Enter Terry Eagleton. Ironically, a Facebook post by a young friend in Divinity school pointed me to Terry Eagleton’s, On Evil. Though I am not finished with the book, he describes original sin in greater breadth than simply a pointer to Adam’s fated choice in the Garden. Instead, in the lived experience Eagleton points human brokenness as a trace in our histories. He personalizes human experience in a way that reference to a first parent cannot.
Original sin, however, is not about being born either saintly or wicked. It is about the fact of being born in the first place. Birth is the moment when, without anyone having had the decency to consult us on the matter, we enter into a preexistent web of needs, interests, and desires – an inextricable tangle to which the mere brute fact of our existence will contribute, and which will shape our identity to the core.” (p.35)
I am interested to finish and work through my own understanding of Original Sin as bequeathed from what I suspect is an overly simplistic vision, strictly intended to target an individual without accounting for the world in which he or she will live.
Brad Brisco and Lance Ford‘s recent book, The Missional Quest: Becoming A Church of the Long Run, arrived in the mail compliments of IVP. I responded to the query to read their new release hoping to see what one virtual friend (Brad) and one real-time friend (Lance) describe. I am hopeful they have in mind something like Eugene Peterson’s, A Long Obedience in the Same Direction, with the Church in mind.

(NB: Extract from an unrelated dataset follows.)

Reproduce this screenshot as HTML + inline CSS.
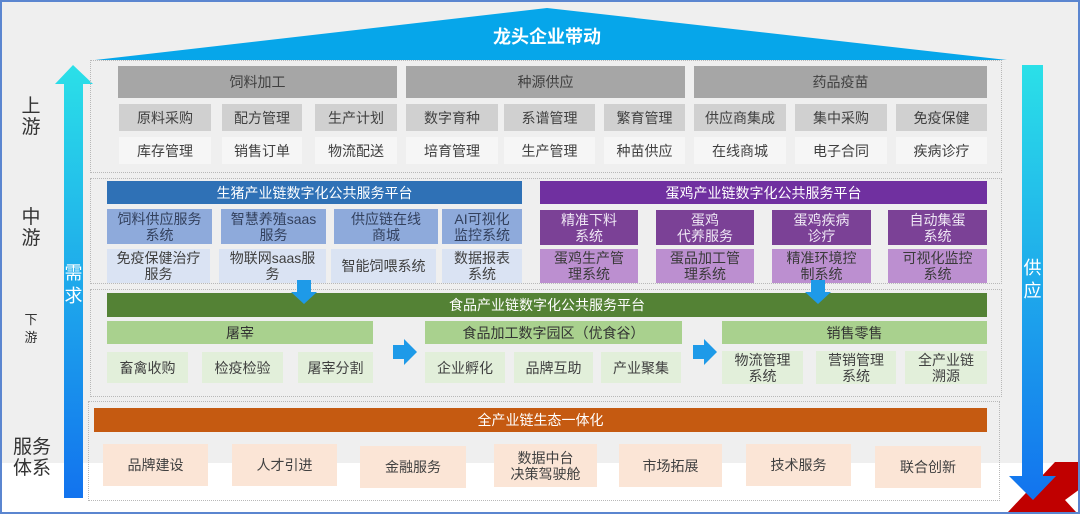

My interest is beyond getting a free book. I am in my 20th year at Snow Hill. In Baptist terms, even Southern Baptists, that is a long run. And, I am not tired. It will be interesting to see what sort of parallels may be found between what I would describe as theorists, and that is not intended negatively, and a practitioner. We need those 30,000 foot thinkers. But, if there is not translatability at ground level, someone is wasting their time. I suspect Brad and Lance will not be wasting ours.
These Things and More
All of this is to come. The careful reader will know that blog posts on these subjects will have a measure of the eschatological to come. Amid best intentions there is always the regular work that comes with pastoring and sharing life with those in our congregation. When you witness the occasional infrequencies in the flow here at The Edge of the Inside, know that there is always the to come.
As always, thank you for reading and commenting.